Dataset content:

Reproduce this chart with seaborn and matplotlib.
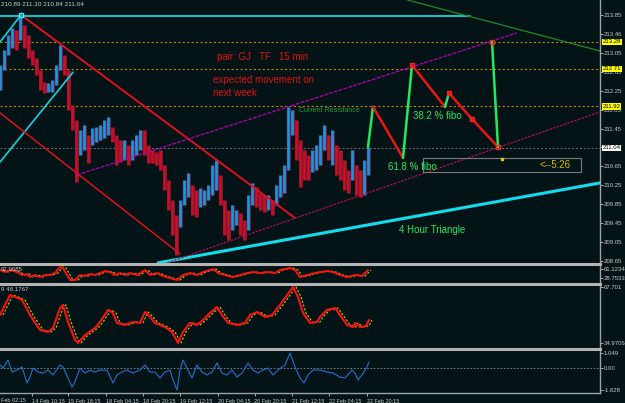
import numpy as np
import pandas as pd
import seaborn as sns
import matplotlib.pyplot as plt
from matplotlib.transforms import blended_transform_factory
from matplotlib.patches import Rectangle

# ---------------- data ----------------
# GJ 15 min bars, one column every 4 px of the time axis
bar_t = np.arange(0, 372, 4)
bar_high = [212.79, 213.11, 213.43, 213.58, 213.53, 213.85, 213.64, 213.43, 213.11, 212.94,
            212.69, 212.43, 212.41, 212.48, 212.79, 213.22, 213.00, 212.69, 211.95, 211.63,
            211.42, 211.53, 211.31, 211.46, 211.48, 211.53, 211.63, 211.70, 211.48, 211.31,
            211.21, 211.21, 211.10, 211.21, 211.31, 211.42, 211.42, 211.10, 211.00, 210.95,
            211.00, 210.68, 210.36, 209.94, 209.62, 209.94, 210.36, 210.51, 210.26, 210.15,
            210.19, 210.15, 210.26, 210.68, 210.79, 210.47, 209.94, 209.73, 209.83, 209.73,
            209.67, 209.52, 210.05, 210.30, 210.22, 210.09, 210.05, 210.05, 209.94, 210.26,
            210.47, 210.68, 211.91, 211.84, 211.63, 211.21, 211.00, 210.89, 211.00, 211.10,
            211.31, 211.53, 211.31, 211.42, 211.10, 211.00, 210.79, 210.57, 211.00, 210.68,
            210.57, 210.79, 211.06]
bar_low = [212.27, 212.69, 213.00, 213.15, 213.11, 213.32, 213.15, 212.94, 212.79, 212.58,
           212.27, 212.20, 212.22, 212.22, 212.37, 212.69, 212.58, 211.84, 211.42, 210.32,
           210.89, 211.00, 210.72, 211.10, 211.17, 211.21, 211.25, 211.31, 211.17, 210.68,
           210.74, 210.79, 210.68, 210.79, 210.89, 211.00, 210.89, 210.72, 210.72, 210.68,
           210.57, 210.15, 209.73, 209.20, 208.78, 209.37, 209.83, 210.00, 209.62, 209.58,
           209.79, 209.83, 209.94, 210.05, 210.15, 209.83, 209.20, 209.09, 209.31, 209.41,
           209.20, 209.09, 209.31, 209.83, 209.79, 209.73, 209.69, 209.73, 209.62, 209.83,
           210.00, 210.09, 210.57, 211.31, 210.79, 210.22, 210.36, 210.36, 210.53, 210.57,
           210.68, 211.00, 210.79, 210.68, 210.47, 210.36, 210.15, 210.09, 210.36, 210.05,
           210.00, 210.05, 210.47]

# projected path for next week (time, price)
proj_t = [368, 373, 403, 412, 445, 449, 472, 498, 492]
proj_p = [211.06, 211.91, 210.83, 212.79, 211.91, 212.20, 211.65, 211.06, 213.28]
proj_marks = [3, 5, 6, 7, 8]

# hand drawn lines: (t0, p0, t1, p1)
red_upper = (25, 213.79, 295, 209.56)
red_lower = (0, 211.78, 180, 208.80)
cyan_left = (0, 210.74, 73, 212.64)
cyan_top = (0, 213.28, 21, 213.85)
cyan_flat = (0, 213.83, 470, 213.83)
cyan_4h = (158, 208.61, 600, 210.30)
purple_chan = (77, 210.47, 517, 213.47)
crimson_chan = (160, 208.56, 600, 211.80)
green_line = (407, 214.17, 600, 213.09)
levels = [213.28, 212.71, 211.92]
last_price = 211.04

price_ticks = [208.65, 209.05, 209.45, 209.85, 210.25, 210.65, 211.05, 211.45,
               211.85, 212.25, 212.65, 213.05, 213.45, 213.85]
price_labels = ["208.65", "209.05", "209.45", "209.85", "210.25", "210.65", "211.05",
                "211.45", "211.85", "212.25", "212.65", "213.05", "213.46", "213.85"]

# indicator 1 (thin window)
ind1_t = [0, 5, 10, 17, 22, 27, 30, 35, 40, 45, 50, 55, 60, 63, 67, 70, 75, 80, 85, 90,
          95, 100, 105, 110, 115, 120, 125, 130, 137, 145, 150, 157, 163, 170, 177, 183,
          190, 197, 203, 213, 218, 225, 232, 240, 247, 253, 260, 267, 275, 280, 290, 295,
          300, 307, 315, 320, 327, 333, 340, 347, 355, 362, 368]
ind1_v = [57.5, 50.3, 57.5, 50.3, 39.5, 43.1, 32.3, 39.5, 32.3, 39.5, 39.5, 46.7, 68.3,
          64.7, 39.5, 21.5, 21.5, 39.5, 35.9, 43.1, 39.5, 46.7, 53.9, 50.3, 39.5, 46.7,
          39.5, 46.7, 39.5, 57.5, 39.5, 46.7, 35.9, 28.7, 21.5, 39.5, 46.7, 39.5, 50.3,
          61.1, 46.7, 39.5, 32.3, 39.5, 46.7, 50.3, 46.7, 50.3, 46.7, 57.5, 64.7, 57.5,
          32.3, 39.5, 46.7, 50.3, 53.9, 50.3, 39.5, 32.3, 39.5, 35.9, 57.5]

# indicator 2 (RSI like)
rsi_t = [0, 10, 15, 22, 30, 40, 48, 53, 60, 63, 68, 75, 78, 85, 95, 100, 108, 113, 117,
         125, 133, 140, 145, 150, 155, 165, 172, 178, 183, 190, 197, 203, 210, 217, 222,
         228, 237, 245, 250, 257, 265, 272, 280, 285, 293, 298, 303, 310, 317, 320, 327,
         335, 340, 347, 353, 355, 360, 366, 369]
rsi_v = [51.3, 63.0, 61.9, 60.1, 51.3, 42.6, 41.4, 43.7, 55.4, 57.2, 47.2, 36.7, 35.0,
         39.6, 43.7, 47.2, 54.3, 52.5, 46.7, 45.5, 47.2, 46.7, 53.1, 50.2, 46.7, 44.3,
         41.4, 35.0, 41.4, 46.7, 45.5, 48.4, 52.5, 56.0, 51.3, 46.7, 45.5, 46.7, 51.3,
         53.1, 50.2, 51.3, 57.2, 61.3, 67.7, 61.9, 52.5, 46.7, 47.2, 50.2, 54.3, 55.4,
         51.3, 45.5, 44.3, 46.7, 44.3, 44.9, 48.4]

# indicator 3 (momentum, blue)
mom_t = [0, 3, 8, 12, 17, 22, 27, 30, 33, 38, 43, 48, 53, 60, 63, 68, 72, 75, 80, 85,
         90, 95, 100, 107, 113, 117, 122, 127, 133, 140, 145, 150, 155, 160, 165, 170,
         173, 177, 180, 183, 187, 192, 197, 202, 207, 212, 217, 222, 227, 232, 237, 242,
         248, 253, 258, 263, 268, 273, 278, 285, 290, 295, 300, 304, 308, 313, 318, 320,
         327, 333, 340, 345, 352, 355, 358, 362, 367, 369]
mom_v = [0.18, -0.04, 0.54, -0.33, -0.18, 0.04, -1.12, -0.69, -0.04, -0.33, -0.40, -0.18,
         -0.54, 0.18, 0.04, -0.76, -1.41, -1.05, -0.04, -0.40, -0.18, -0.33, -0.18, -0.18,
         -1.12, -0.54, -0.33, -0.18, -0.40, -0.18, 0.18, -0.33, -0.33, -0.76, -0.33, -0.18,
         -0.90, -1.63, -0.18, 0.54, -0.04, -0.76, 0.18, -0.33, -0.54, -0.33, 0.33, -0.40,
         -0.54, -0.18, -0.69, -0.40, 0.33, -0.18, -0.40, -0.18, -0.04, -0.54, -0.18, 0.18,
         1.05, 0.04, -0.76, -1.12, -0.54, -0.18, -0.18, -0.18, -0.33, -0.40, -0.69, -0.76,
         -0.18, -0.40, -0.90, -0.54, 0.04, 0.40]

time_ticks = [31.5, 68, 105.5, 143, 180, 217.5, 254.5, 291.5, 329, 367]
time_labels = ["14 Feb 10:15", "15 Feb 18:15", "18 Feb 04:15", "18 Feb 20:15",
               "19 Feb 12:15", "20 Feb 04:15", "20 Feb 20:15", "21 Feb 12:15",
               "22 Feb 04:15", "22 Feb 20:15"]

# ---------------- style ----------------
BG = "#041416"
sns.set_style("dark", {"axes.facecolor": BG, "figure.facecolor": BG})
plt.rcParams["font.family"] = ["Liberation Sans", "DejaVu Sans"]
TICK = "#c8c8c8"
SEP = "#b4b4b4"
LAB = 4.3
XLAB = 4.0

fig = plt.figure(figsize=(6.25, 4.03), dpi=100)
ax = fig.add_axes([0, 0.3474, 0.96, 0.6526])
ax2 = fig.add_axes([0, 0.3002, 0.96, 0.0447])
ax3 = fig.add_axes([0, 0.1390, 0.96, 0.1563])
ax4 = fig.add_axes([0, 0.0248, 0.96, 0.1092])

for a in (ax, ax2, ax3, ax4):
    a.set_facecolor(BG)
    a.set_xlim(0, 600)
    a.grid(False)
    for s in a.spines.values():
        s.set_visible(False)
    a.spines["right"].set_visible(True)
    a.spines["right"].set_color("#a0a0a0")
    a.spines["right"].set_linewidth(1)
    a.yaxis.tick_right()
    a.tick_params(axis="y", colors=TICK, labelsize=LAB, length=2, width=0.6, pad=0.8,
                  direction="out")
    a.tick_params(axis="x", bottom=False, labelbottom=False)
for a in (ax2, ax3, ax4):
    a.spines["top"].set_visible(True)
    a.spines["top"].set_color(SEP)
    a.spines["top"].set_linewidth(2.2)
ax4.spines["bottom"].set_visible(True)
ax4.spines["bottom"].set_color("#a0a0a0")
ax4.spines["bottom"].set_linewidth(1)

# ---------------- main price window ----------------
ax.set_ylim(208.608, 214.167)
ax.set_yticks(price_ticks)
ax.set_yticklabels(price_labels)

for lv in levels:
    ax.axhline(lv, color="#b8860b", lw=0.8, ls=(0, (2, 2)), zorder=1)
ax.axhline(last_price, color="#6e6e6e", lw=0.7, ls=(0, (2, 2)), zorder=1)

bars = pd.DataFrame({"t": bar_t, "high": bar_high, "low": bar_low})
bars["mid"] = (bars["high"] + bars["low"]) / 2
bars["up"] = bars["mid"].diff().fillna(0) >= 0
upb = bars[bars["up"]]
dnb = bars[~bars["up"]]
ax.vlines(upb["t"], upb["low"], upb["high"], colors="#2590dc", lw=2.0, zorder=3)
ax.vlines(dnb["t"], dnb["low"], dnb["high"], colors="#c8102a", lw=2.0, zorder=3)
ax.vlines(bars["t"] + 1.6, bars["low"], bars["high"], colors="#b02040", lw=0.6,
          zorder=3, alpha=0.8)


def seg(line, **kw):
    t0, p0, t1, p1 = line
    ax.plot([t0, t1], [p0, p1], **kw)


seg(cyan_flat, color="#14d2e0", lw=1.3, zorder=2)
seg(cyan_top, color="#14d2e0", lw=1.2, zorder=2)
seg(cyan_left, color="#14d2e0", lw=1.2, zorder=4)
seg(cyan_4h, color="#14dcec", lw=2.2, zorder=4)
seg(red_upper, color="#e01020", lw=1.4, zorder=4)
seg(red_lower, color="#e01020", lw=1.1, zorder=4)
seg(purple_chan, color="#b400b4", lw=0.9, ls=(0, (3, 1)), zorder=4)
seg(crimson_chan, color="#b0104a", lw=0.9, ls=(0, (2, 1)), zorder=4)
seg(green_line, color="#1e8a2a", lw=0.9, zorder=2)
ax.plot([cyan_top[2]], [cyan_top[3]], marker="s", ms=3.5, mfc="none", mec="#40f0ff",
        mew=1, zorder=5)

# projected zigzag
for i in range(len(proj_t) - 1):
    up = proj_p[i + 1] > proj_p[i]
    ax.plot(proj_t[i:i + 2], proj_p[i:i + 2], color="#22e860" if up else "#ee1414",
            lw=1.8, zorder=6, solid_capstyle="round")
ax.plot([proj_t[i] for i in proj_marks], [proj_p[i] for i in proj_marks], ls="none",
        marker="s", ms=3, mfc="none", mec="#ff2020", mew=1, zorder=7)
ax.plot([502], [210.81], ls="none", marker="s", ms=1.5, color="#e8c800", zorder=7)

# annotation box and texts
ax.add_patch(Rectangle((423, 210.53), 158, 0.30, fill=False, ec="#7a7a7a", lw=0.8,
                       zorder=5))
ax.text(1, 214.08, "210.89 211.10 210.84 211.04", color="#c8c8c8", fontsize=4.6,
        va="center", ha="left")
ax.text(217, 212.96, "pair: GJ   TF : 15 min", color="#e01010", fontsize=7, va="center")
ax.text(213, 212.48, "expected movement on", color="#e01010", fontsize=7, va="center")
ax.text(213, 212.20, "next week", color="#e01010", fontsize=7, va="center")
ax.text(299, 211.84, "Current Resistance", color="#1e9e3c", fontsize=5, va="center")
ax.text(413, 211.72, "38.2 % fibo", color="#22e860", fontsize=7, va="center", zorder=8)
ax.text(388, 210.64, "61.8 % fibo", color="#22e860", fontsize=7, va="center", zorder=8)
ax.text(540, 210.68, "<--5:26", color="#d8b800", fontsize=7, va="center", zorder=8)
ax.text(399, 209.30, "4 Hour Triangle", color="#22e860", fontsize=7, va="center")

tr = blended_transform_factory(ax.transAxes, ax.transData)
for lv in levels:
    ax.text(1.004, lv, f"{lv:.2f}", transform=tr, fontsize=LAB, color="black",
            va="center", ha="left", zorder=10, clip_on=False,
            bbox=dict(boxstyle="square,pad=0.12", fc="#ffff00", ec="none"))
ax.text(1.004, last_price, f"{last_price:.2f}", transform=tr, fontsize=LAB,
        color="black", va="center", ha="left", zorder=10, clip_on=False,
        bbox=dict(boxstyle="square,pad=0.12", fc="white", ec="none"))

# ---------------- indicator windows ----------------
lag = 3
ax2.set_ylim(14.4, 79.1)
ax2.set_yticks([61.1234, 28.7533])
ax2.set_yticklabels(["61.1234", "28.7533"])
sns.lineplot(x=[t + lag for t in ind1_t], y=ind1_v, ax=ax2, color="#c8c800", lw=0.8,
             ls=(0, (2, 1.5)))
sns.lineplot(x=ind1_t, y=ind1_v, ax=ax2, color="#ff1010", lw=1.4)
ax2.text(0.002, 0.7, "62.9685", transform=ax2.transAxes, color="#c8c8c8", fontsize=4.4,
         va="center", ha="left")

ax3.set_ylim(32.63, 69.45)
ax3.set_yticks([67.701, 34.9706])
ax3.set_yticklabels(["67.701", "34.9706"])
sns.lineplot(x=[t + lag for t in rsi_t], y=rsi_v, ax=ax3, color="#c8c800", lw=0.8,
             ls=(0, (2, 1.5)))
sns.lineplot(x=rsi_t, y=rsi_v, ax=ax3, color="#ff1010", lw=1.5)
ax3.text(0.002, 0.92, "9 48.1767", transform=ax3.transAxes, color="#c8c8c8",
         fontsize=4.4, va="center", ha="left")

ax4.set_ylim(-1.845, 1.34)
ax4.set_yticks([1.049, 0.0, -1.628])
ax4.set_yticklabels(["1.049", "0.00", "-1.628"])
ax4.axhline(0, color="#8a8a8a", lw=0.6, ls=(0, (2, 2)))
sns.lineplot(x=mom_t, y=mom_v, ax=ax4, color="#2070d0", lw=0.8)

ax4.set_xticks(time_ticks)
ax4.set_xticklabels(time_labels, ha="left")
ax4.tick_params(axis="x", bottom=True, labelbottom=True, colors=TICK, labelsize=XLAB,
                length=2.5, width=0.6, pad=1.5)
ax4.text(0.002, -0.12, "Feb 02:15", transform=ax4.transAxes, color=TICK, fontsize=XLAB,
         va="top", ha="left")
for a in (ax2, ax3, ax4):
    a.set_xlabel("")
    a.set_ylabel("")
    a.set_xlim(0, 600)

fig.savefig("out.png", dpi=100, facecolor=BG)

==

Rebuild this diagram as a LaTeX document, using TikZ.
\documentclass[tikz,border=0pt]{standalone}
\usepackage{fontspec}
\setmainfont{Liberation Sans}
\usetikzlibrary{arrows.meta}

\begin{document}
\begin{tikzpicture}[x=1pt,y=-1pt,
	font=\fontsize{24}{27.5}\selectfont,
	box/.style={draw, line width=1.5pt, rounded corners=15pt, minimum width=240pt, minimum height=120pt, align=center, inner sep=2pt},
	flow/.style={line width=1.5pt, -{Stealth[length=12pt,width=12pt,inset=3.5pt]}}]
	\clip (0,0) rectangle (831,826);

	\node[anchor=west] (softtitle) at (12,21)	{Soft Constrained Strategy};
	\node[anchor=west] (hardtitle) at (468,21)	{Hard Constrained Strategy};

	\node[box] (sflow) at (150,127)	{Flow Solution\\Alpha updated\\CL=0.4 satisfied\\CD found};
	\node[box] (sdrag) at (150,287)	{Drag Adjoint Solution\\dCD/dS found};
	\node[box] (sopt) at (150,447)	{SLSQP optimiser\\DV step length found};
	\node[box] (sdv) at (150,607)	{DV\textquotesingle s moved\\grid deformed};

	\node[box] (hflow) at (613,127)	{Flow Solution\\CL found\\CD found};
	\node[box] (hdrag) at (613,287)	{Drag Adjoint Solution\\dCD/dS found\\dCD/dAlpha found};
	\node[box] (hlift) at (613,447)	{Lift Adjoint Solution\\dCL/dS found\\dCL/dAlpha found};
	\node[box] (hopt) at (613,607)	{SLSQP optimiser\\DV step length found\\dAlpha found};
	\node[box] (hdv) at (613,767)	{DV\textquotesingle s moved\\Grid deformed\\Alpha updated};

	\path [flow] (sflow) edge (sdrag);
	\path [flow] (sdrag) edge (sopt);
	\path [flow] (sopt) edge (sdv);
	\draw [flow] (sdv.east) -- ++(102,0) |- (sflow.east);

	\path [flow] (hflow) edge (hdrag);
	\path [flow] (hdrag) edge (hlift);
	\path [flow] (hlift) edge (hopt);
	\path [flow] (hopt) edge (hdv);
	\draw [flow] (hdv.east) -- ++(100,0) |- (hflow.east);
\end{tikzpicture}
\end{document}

...

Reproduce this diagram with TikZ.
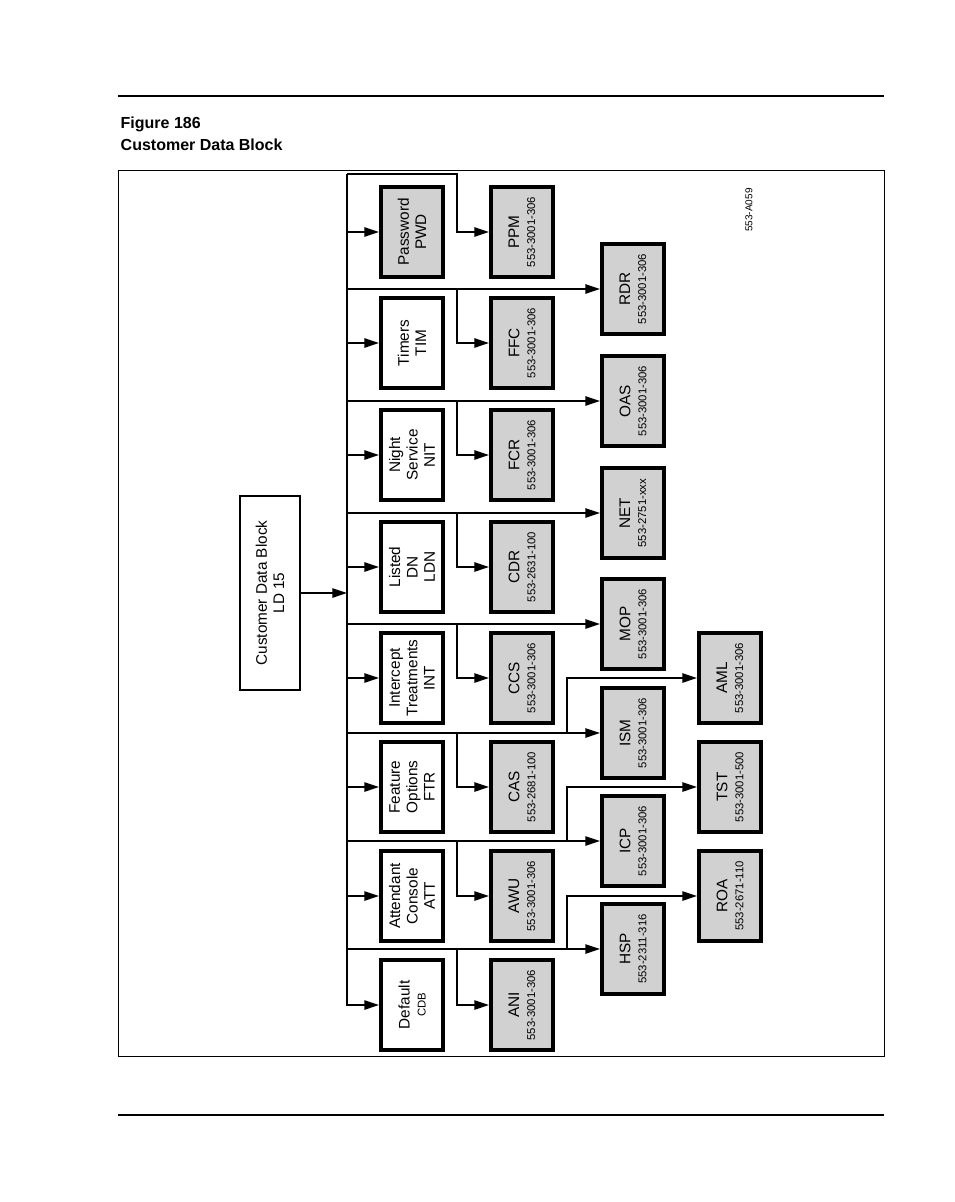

What you are asked to do: Only the lines from the one containing "Reproduce this chart" down to the one containing "from matplotlib.patches import Rectangle" should be copied, exactly and with both ends kept. Drop the pictures.

Answer in full:
Reproduce this chart with seaborn and matplotlib.
import numpy as np
import pandas as pd
import seaborn as sns
import matplotlib.pyplot as plt
from matplotlib.transforms import blended_transform_factory
from matplotlib.patches import Rectangle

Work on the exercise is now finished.